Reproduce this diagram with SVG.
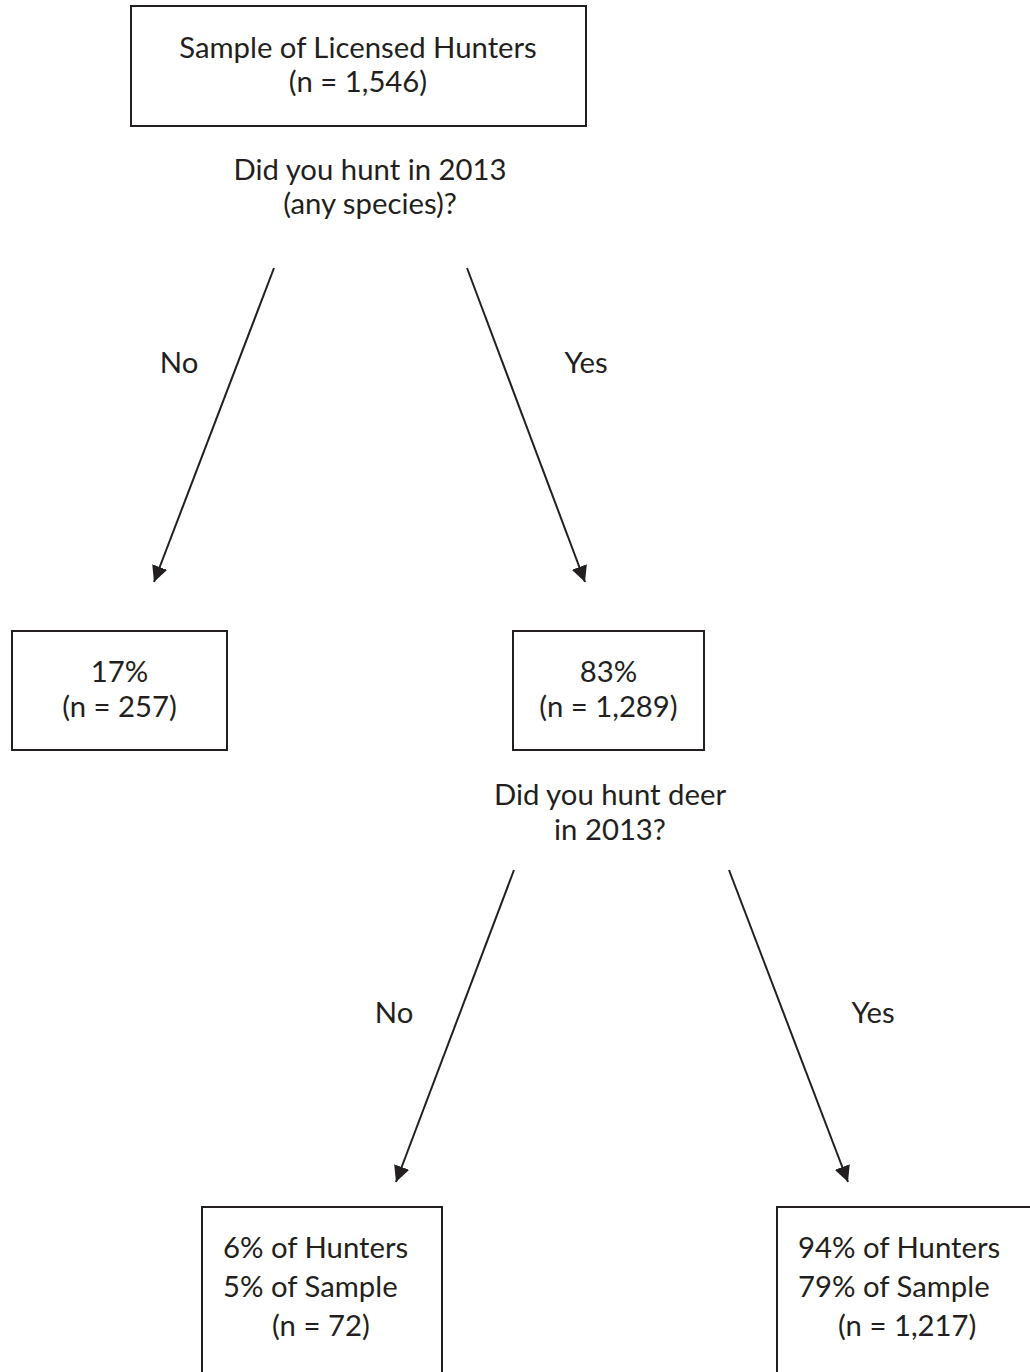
<svg xmlns="http://www.w3.org/2000/svg" width="1030" height="1372" viewBox="0 0 1030 1372">
<style>
.box{fill:#fff;stroke:#231f20;stroke-width:2}
.t{font-family:Lato,"Liberation Sans",sans-serif;font-size:29.3px;fill:#231f20;text-anchor:middle}
.ts{font-family:Lato,"Liberation Sans",sans-serif;font-size:29.3px;fill:#231f20}
.c{stroke:#231f20;stroke-width:2;fill:none;marker-end:url(#ah)}
</style>
<defs>
<marker id="ah" viewBox="0 0 16 16" refX="16" refY="8" markerWidth="16" markerHeight="16" markerUnits="userSpaceOnUse" orient="auto">
<path d="M0,0 L16,8 L0,16 z" fill="#231f20"/>
</marker>
</defs>
<rect width="1030" height="1372" fill="#fff"/>
<g id="connectors">
<line class="c" x1="274" y1="268" x2="154" y2="582"/>
<line class="c" x1="467" y1="268" x2="585" y2="582"/>
<line class="c" x1="514" y1="870" x2="396" y2="1182"/>
<line class="c" x1="729" y1="870" x2="848" y2="1182"/>
<text class="t" x="179" y="373">No</text>
<text class="t" x="586" y="373">Yes</text>
<text class="t" x="394" y="1023">No</text>
<text class="t" x="873" y="1023">Yes</text>
</g>
<g id="root">
<rect class="box" x="131" y="6" width="455" height="120"/>
<text class="t" x="358" y="58">Sample of Licensed Hunters</text>
<text class="t" x="358" y="92">(n = 1,546)</text>
</g>
<g id="q1">
<text class="t" x="370" y="180">Did you hunt in 2013</text>
<text class="t" x="370" y="214">(any species)?</text>
</g>
<g id="no1">
<rect class="box" x="12" y="631" width="215" height="119"/>
<text class="t" x="119.5" y="682">17%</text>
<text class="t" x="119.5" y="717">(n = 257)</text>
</g>
<g id="yes1">
<rect class="box" x="513" y="631" width="191" height="119"/>
<text class="t" x="608.5" y="682">83%</text>
<text class="t" x="608.5" y="717">(n = 1,289)</text>
</g>
<g id="q2">
<text class="t" x="610" y="805">Did you hunt deer</text>
<text class="t" x="610" y="840">in 2013?</text>
</g>
<g id="no2">
<rect class="box" x="202" y="1207" width="240" height="180"/>
<text class="ts" x="223" y="1258">6% of Hunters</text>
<text class="ts" x="223" y="1297">5% of Sample</text>
<text class="ts" x="272" y="1336">(n = 72)</text>
</g>
<g id="yes2">
<rect class="box" x="777" y="1207" width="270" height="180"/>
<text class="ts" x="798" y="1258">94% of Hunters</text>
<text class="ts" x="798" y="1297">79% of Sample</text>
<text class="ts" x="838" y="1336">(n = 1,217)</text>
</g>
</svg>
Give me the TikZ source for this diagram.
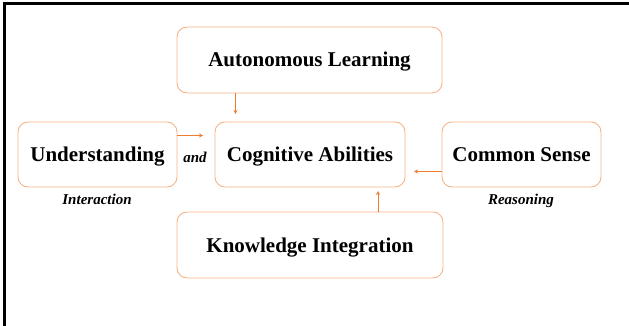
\documentclass[tikz,border=0pt]{standalone}
\usepackage{fontspec}
\setmainfont{Liberation Serif}
\usetikzlibrary{arrows.meta}
\definecolor{boxorange}{RGB}{246,180,136}
\definecolor{arrorange}{RGB}{237,125,49}
\tikzset{
  box/.style={draw=boxorange, line width=0.9pt, rounded corners=10pt, fill=white,
    font=\bfseries\fontsize{21}{24}\selectfont, text height=14pt, text depth=0pt,
    inner sep=0pt, align=center},
  conn/.style={draw=arrorange, line width=1pt, -{Stealth[length=4pt,width=4pt]}},
  lbl/.style={font=\bfseries\itshape\fontsize{15}{18}\selectfont, inner sep=0pt, anchor=base},
  frame/.style={line width=2.6pt, black}
}
\begin{document}
\begin{tikzpicture}[x=1pt,y=-1pt]
\useasboundingbox (0,0) rectangle (629,326);
% frame
\draw[frame] (4.5,326) -- (4.5,3.5) -- (629,3.5);
% boxes
\node[box, minimum width=265pt, minimum height=66pt] (al) at (309.5,60) {Autonomous Learning};
\node[box, minimum width=159pt, minimum height=65pt] (un) at (97.5,154.5) {Understanding};
\node[box, minimum width=190pt, minimum height=65pt] (ca) at (310,154.5) {Cognitive Abilities};
\node[box, minimum width=159pt, minimum height=65pt] (cs) at (521.5,154.5) {Common Sense};
\node[box, minimum width=266pt, minimum height=66pt] (ki) at (310,245) {Knowledge Integration};
% labels
\node[lbl] (and) at (195,162) {and};
\node[lbl] (int) at (97,204) {Interaction};
\node[lbl] (rea) at (521,204) {Reasoning};
% connector end points
\coordinate (alEnd) at (235.5,114);
\coordinate (unEnd) at (203,135.5);
\coordinate (csEnd) at (414,171.5);
\coordinate (kiEnd) at (378,191);
% connectors
\draw[conn] (al.south -| alEnd) -- (alEnd);
\draw[conn] (un.east |- unEnd) -- (unEnd);
\draw[conn] (cs.west |- csEnd) -- (csEnd);
\draw[conn] (ki.north -| kiEnd) -- (kiEnd);
\end{tikzpicture}
\end{document}
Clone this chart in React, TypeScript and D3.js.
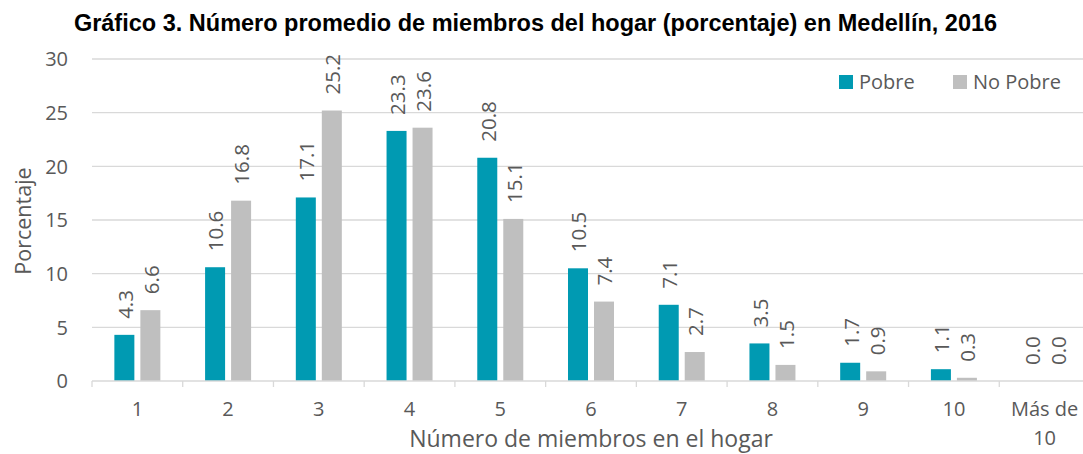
import React from "react";
import * as d3 from "d3";

const categories = ["1", "2", "3", "4", "5", "6", "7", "8", "9", "10", "Más de 10"];
const categoryLines = [["1"], ["2"], ["3"], ["4"], ["5"], ["6"], ["7"], ["8"], ["9"], ["10"], ["Más de", "10"]];
const pobre = [4.3, 10.6, 17.1, 23.3, 20.8, 10.5, 7.1, 3.5, 1.7, 1.1, 0.0];
const noPobre = [6.6, 16.8, 25.2, 23.6, 15.1, 7.4, 2.7, 1.5, 0.9, 0.3, 0.0];
const yTicks = [0, 5, 10, 15, 20, 25, 30];
const seriesNames = ["Pobre", "No Pobre"];

const W = 1083;
const H = 454;
const TEAL = "#009AB2";
const GRAY = "#BFBFBF";
const TXT = "#595959";
const GRID = "#D9D9D9";
const FONT = "'Open Sans', sans-serif";

export default function App() {
  const x = d3.scaleBand<string>().domain(categories).range([92, 1090]).paddingInner(0).paddingOuter(0);
  const y = d3.scaleLinear().domain([0, 30]).range([381, 59]);
  const barW = 20;
  const gap = 6;
  const series = [pobre, noPobre];
  const colors = [TEAL, GRAY];
  const legendX = [839, 953];

  return (
    <svg width={W} height={H} style={{ position: "absolute", left: 0, top: 0, background: "#fff" }}>
      <text x={535.5} y={31} textAnchor="middle" fontFamily="'Liberation Sans', Arial, sans-serif" fontWeight="bold" fontSize={23.5} fill="#000">
        Gráfico 3. Número promedio de miembros del hogar (porcentaje) en Medellín, 2016
      </text>
      {yTicks.map((t) => (
        <g key={t}>
          {t > 0 && <line x1={92} x2={W} y1={y(t)} y2={y(t)} stroke={GRID} strokeWidth={1.3} />}
          <text x={68} y={y(t)} dy="0.36em" textAnchor="end" fontFamily={FONT} fontSize={20} fill={TXT}>
            {t}
          </text>
        </g>
      ))}
      {categories.map((c, i) => {
        const x0 = x(c)!;
        const cx = x0 + x.bandwidth() / 2;
        return (
          <g key={c}>
            {series.map((s, k) => {
              const bx = cx - gap / 2 - barW + k * (barW + gap);
              const v = s[i];
              return (
                <g key={k}>
                  <rect x={bx} y={y(v)} width={barW} height={y(0) - y(v)} fill={colors[k]} />
                  <text
                    transform={`translate(${bx + barW / 2 + 1},${y(v) - 16}) rotate(-90)`}
                    textAnchor="start"
                    dy="0.36em"
                    fontFamily={FONT}
                    fontSize={20.5}
                    fill={TXT}
                  >
                    {v.toFixed(1)}
                  </text>
                </g>
              );
            })}
            <text x={cx} y={416} textAnchor="middle" fontFamily={FONT} fontSize={20} fill={TXT}>
              {categoryLines[i].map((ln, j) => (
                <tspan key={j} x={cx} dy={j === 0 ? 0 : 29}>
                  {ln}
                </tspan>
              ))}
            </text>
          </g>
        );
      })}
      <line x1={92} x2={W} y1={y(0)} y2={y(0)} stroke={GRID} strokeWidth={1.3} />
      {d3.range(categories.length + 1).map((i) => {
        const xx = 92 + i * x.bandwidth();
        return <line key={i} x1={xx} x2={xx} y1={y(0)} y2={y(0) + 6} stroke={GRID} strokeWidth={1.3} />;
      })}
      <text transform={`translate(23,221) rotate(-90)`} textAnchor="middle" dy="0.36em" fontFamily={FONT} fontSize={21.5} fill={TXT}>
        Porcentaje
      </text>
      <text x={591} y={447} textAnchor="middle" fontFamily={FONT} fontSize={23} fill={TXT}>
        Número de miembros en el hogar
      </text>
      {seriesNames.map((n, k) => {
        const lx = legendX[k];
        return (
          <g key={n}>
            <rect x={lx} y={75} width={14} height={14} fill={colors[k]} />
            <text x={lx + 20} y={82} dy="0.36em" fontFamily={FONT} fontSize={20} fill={TXT}>
              {n}
            </text>
          </g>
        );
      })}
    </svg>
  );
}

※

> [WHAT YOU NEED TO DO] Show all lines from the records above where the word "this" occurs.

> [FINISHED ANSWER]
Reproduce this diagram with SVG.
Give me the TikZ source for this diagram.
Clone this chart in React, TypeScript and D3.js.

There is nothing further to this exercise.